Task to complete:
Gather up every line that includes the string "this".

Data supplied:

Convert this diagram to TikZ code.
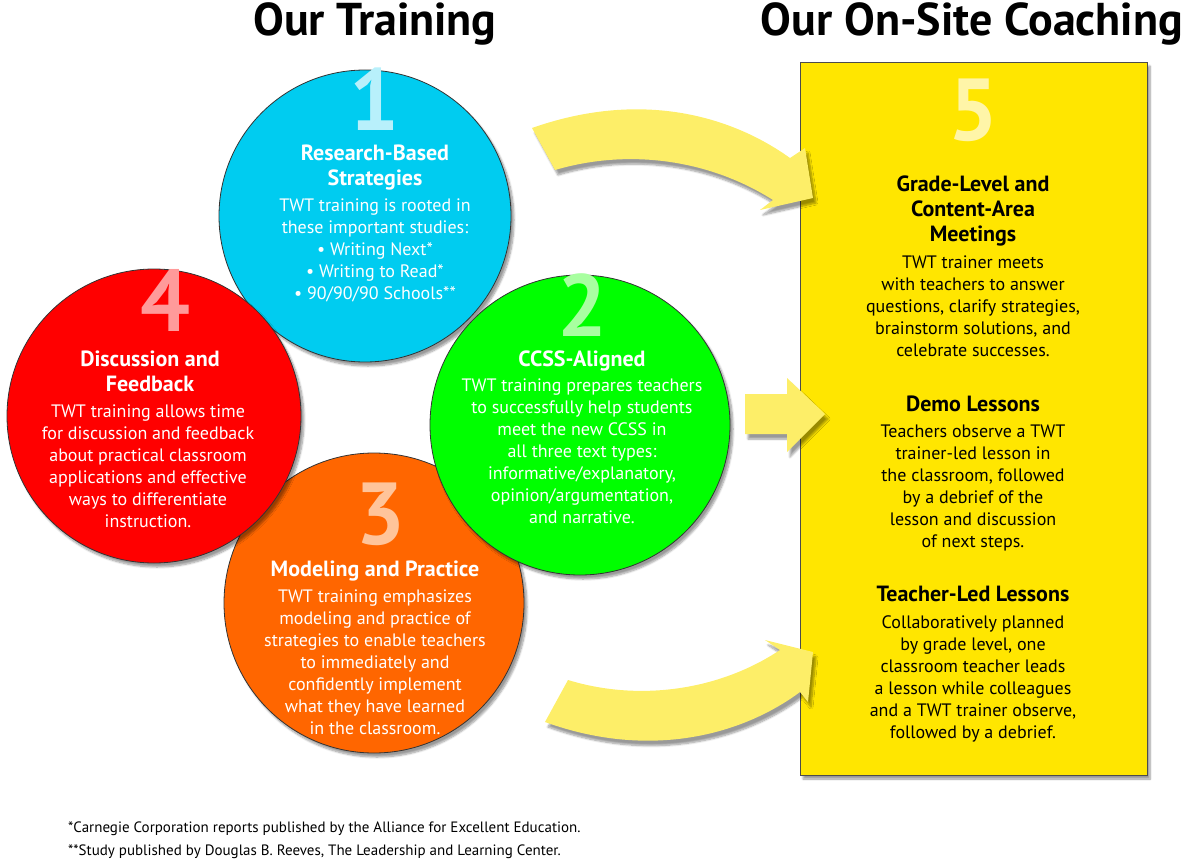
\documentclass[tikz,border=0pt]{standalone}
\usepackage{fontspec}
\setmainfont{PT Sans}
\usetikzlibrary{shadows.blur}
\definecolor{cblue}{HTML}{00CCF0}
\definecolor{cgreen}{HTML}{00FF00}
\definecolor{cred}{HTML}{FF0000}
\definecolor{corange}{HTML}{FF6600}
\definecolor{cyel}{HTML}{FFE600}
\definecolor{carrow}{HTML}{FDEE68}
\definecolor{nblue}{HTML}{B8F0FB}
\definecolor{ngreen}{HTML}{A8FFA0}
\definecolor{nred}{HTML}{FF9A9A}
\definecolor{norange}{HTML}{FFC49A}
\definecolor{nyel}{HTML}{FFF5A8}
\tikzset{
 circ/.style={draw=black!80,line width=0.8pt,blur shadow={shadow xshift=3pt,shadow yshift=-4pt,shadow blur steps=8}},
 arr/.style={fill=carrow,blur shadow={shadow xshift=3pt,shadow yshift=-5pt,shadow blur steps=8}},
 num/.style={font=\fontsize{88}{88}\selectfont\bfseries,anchor=base},
 ttl/.style={font=\fontsize{22}{25}\selectfont\bfseries,align=center,anchor=north,inner sep=0pt},
 body/.style={font=\fontsize{18}{22}\selectfont,align=center,anchor=north,inner sep=0pt},
 wt/.style={text=white},
 head/.style={font=\fontsize{46}{48}\selectfont\bfseries,inner sep=0pt}
}
\begin{document}
\begin{tikzpicture}[x=1pt,y=-1pt]
\useasboundingbox (0,0) rectangle (1200,867);
% headings
\node[head] (h1) at (375,24) {Our Training};
\node[head] (h2) at (972,24) {Our On-Site Coaching};
% box
\node[draw=black!70,line width=0.8pt,fill=cyel,minimum width=347pt,minimum height=713pt,inner sep=0pt,blur shadow={shadow xshift=3pt,shadow yshift=-4pt,shadow blur steps=8}] (box) at (973.5,418.5) {};
% arrows
\path[arr] (532,128) .. controls (640,90) and (730,115) .. (790,158) -- (805,148) -- (813,198) -- (760,210) -- (773,200) .. controls (710,160) and (630,148) .. (555,170) -- cycle;
\path[arr] (545,722) .. controls (650,760) and (742,735) .. (800,692) -- (808,702) -- (813,652) -- (765,640) -- (780,650) .. controls (720,690) and (640,702) .. (568,680) -- cycle;
\path[arr] (745,394) -- (787,394) -- (787,378) -- (825,414) -- (787,452) -- (787,434) -- (745,434) -- cycle;
% circles
\path[circ,fill=cblue] (365,216) circle (146);
\path[circ,fill=corange] (374,603) circle (150);
\path[circ,fill=cred] (154,416) circle (147);
\path[circ,fill=cgreen] (580,425) circle (150);
% circle 1
\node[num,text=nblue] (n1) at (374,130) {1};
\node[ttl,wt] (t1) at (375,145) {Research-Based\\Strategies};
\node[body,wt] (b1) at (375,199) {TWT training is rooted in\\these important studies:\\• Writing Next*\\• Writing to Read*\\• 90/90/90 Schools**};
% circle 2
\node[num,text=ngreen] (n2) at (582,336) {2};
\node[ttl,wt] (t2) at (582,351) {CCSS-Aligned};
\node[body,wt] (b2) at (582,379) {TWT training prepares teachers\\to successfully help students\\meet the new CCSS in\\all three text types:\\informative/explanatory,\\opinion/argumentation,\\and narrative.};
% circle 4
\node[num,text=nred] (n4) at (165,331) {4};
\node[ttl,wt] (t4) at (150,351) {Discussion and\\Feedback};
\node[body,wt] (b4) at (148,405) {TWT training allows time\\for discussion and feedback\\about practical classroom\\applications and effective\\ways to differentiate\\instruction.};
% circle 3
\node[num,text=norange] (n3) at (380,544) {3};
\node[ttl,wt] (t3) at (375,561) {Modeling and Practice};
\node[body,wt] (b3) at (375,590) {TWT training emphasizes\\modeling and practice of\\strategies to enable teachers\\to immediately and\\confidently implement\\what they have learned\\in the classroom.};
% box text
\node[num,text=nyel] (n5) at (973,140) {5};
\node[ttl] (t5) at (973,176) {Grade-Level and\\Content-Area\\Meetings};
\node[body] (b5) at (973,256) {TWT trainer meets\\with teachers to answer\\questions, clarify strategies,\\brainstorm solutions, and\\celebrate successes.};
\node[ttl] (t6) at (973,396) {Demo Lessons};
\node[body] (b6) at (973,425) {Teachers observe a TWT\\trainer-led lesson in\\the classroom, followed\\by a debrief of the\\lesson and discussion\\of next steps.};
\node[ttl] (t7) at (973,586) {Teacher-Led Lessons};
\node[body] (b7) at (973,615) {Collaboratively planned\\by grade level, one\\classroom teacher leads\\a lesson while colleagues\\and a TWT trainer observe,\\followed by a debrief.};
% footnotes
\node[font=\fontsize{15}{23}\selectfont,align=left,anchor=north west,inner sep=0pt] (fn) at (68,822) {*Carnegie Corporation reports published by the Alliance for Excellent Education.\\**Study published by Douglas B. Reeves, The Leadership and Learning Center.};
\end{tikzpicture}
\end{document}
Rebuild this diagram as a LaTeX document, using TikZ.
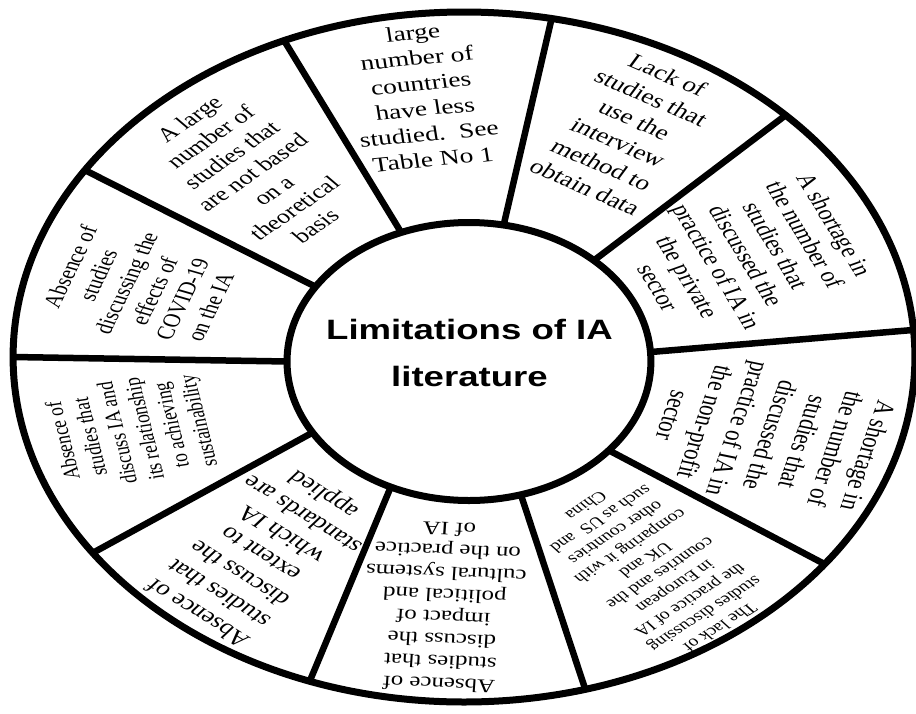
\documentclass[tikz,border=0pt]{standalone}
\usepackage{fontspec}
\setmainfont{Liberation Serif}
\newfontfamily\titlefont{Liberation Sans}
\usetikzlibrary{calc}
\tikzset{
  ring/.style={line width=7pt, draw=black},
  divider/.style={line width=6.5pt, draw=black},
  segtext/.style={align=center, transform shape, inner sep=0pt, text=black},
}
\begin{document}
\begin{tikzpicture}[x=1pt, y=1pt]
\fill[white] (0,0) rectangle (916,-713);
\useasboundingbox (0,0) rectangle (916,-713);
\begin{scope}[shift={(464,-357)}, xscale=1.307]
  \coordinate (oc) at (0,0);
  \coordinate (ic) at (3.8,-4.5);
  % divider end points
  \coordinate (o1) at (113.5:345);  \coordinate (i1) at ($(ic)+(111.9:139)$);
  \coordinate (o2) at (78.8:345);   \coordinate (i2) at ($(ic)+(79:139)$);
  \coordinate (o3) at (44.5:345);   \coordinate (i3) at ($(ic)+(46.6:139)$);
  \coordinate (o4) at (4.5:345);    \coordinate (i4) at ($(ic)+(3.9:139)$);
  \coordinate (o5) at (-36.9:345);  \coordinate (i5) at ($(ic)+(-39.7:139)$);
  \coordinate (o6) at (-74.4:345);  \coordinate (i6) at ($(ic)+(-73.4:139)$);
  \coordinate (o7) at (-110:345);   \coordinate (i7) at ($(ic)+(-115.5:139)$);
  \coordinate (o8) at (-145.4:345); \coordinate (i8) at ($(ic)+(-149.3:139)$);
  \coordinate (o9) at (180:345);    \coordinate (i9) at ($(ic)+(180:139)$);
  \coordinate (o10) at (147.2:345); \coordinate (i10) at ($(ic)+(147.5:139)$);
  \foreach \k in {1,...,10} {\draw[divider] (o\k) -- (i\k);}
  % rings
  \draw[ring] (oc) ellipse [x radius=345, y radius=345];
  \draw[ring, fill=white] (ic) ellipse [x radius=139.2, y radius=139];
  % title
  \node[segtext, font=\titlefont\bfseries\fontsize{28}{47}\selectfont] (title) at (4.2,4)
    {Limitations of IA\\literature};
  % segment texts
  \node[segtext, rotate=42, font=\fontsize{20}{24}\selectfont] (sa) at (-162,184.5)
    {A large\\number of\\studies that\\are not based\\on a\\theoretical\\basis};
  \node[segtext, rotate=7, font=\fontsize{21}{25.5}\selectfont] (sb) at (-31.4,261)
    {large\\number of\\countries\\have less\\studied.\ \ See\\Table No 1};
  \node[segtext, rotate=-29.5, font=\fontsize{21}{25.7}\selectfont] (sc) at (124.3,226)
    {Lack of\\studies that\\use the\\interview\\method to\\obtain data};
  \node[segtext, rotate=-65, font=\fontsize{20.5}{24.8}\selectfont] (sd) at (216,101)
    {A shortage in\\the number of\\studies that\\discussed the\\practice of IA in\\the private\\sector};
  \node[segtext, rotate=-105, font=\fontsize{21}{25.8}\selectfont] (se) at (234.5,-78.5)
    {A shortage in\\the number of\\studies that\\discussed the\\practice of IA in\\the non-profit\\sector};
  \node[segtext, rotate=-140, font=\fontsize{15}{17.7}\selectfont] (sf) at (145,-210)
    {The lack of\\studies discussing\\the practice of IA\\in European\\countries and the\\UK and\\comparing it with\\other countries\\such as US\ \ and\\China};
  \node[segtext, rotate=177, font=\fontsize{19}{22.2}\selectfont] (sg) at (-15.3,-250)
    {Absence of\\studies that\\discuss the\\impact of\\political and\\cultural systems\\on the practice\\of IA};
  \node[segtext, rotate=141, font=\fontsize{21}{25.4}\selectfont] (sh) at (-155,-196)
    {Absence of\\studies that\\discuss the\\extent to\\which IA\\standards are\\applied};
  \node[segtext, rotate=101, font=\fontsize{17.5}{21.1}\selectfont] (si) at (-253.6,-73.7)
    {Absence of\\studies that\\discuss IA and\\its relationship\\to achieving\\sustainability};
  \node[segtext, rotate=69.5, font=\fontsize{19}{22.9}\selectfont] (sj) at (-247.9,70)
    {Absence of\\studies\\discussing the\\effects of\\COVID-19\\on the IA};
\end{scope}
\end{tikzpicture}
\end{document}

Answer for the task:
Convert this diagram to TikZ code.
Rebuild this diagram as a LaTeX document, using TikZ.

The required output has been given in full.